Q: You must have read in papers recently announced the National Education Policy now, which has been hailed as a big game changer, it can change the education system in India, for the better. You have been associated with education for the last four- five decades. What are your thoughts about India’s newly announced education policy?
A: Let me comment on one piece, which is sort of related to my own work, which is the piece about what you should try to do for the first five years, from kindergarten to or whatever to from class minus three to plus two. Basically, whatever the classes three, people should have basic competences down to basic math and reading down. I would say that the data suggests that we can be ambitious, but then we don’t realize it, we don’t do it, we don’t have the systems on the ground to actually deliver, we promise a lot and then not deliver, that seems to be the way it’s gone. I don’t mind saying that we’ll set the first years to just build a base, I think we can do that. I really do think that what is critical is the transition from that to a teaching context. So I think, it’s fine to not teach content in class one, maybe it’s okay for people to just focus on basic skills and build up basic skills till they are whatever, seven or something and then start to learn content. I’m sort of sympathetic to this. But I think what is really important is to notice that the ambition has been built off the fact that we have generally failed to do that. 50% of children in Class five can’t do second grade arithmetic. That’s the fact from awesome, year after year. So I feel, it’s important that we recognize that we’re going to fail even though our goal is to get them all up and running by class three, they will fail. So , we have to think of what to do about that. We have to build a system that’s much more robust, which goes back to them and say, look at the work that Prathama has done, for example, and other approaches as well to make sure that nobody remains there. So it’s not that we say that, in class three, if we haven’t learned to read, that’s it. Now we’re going to go to physics, and you’re going to study nuclear physics.

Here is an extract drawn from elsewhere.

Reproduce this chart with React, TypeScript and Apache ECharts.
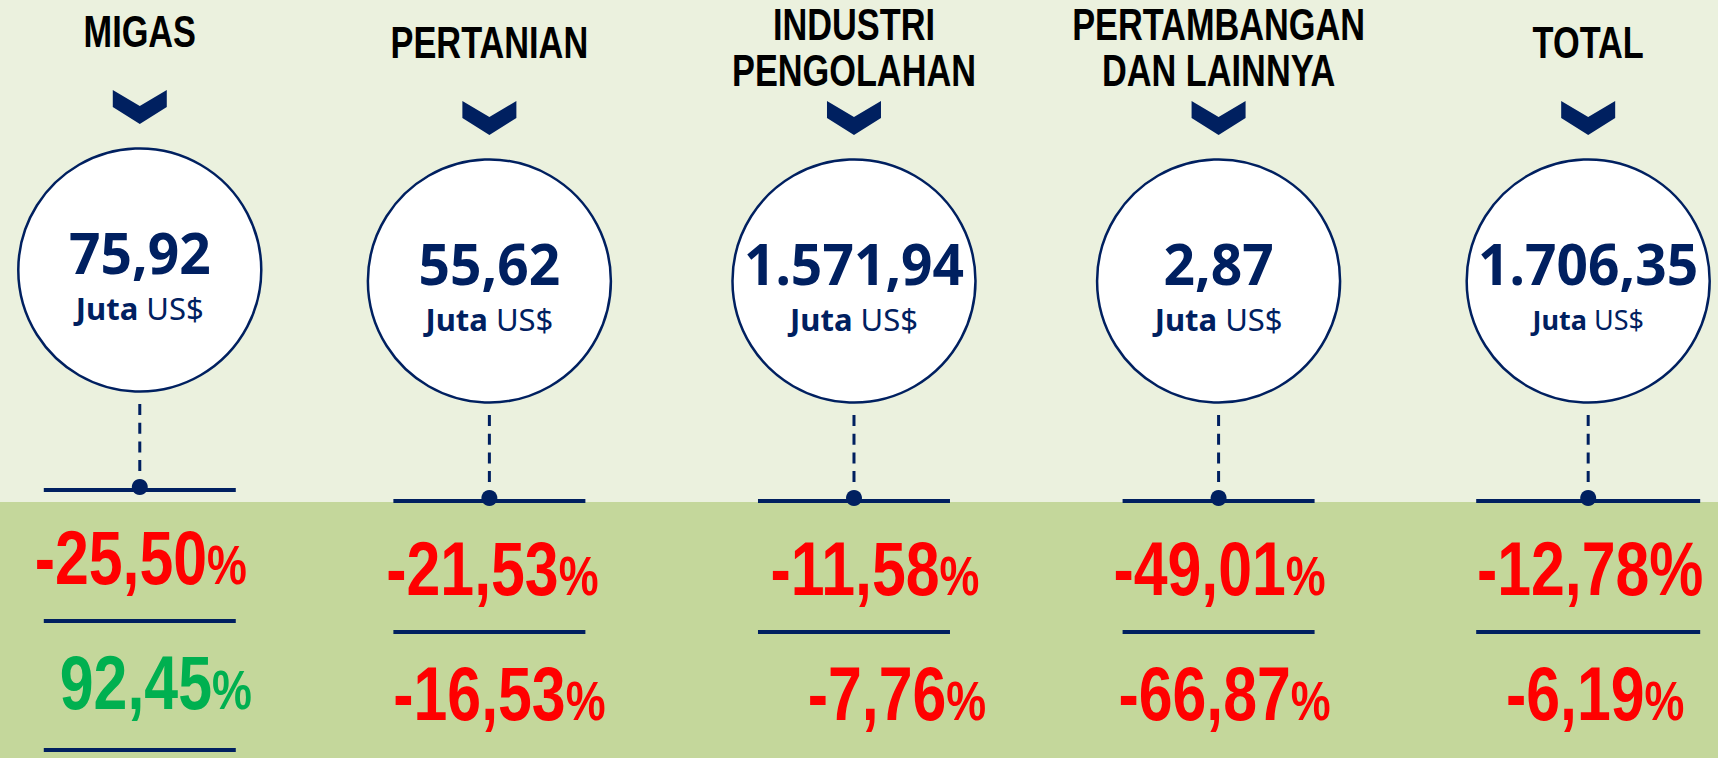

We have to somehow create transitions and remain mindful of the fact that this system might fail, even the new system might fail. And we need to do whatever is required. Let’s say, 30% of our country, in class three, we need to then have mechanisms for those 30% to have a very quick catch up. And we do have those mechanisms. The sort of problems work is very important, highlighting those mechanisms and how one does it.
But I think we shouldn’t create a new idea and say that this system will solve all the problems. I like to focus on basic skills, but I am worried that we should not just articulate it, we should implement it. We should be mindful that we’re going to fail, in part, and then, we need to do something about it and overcome it.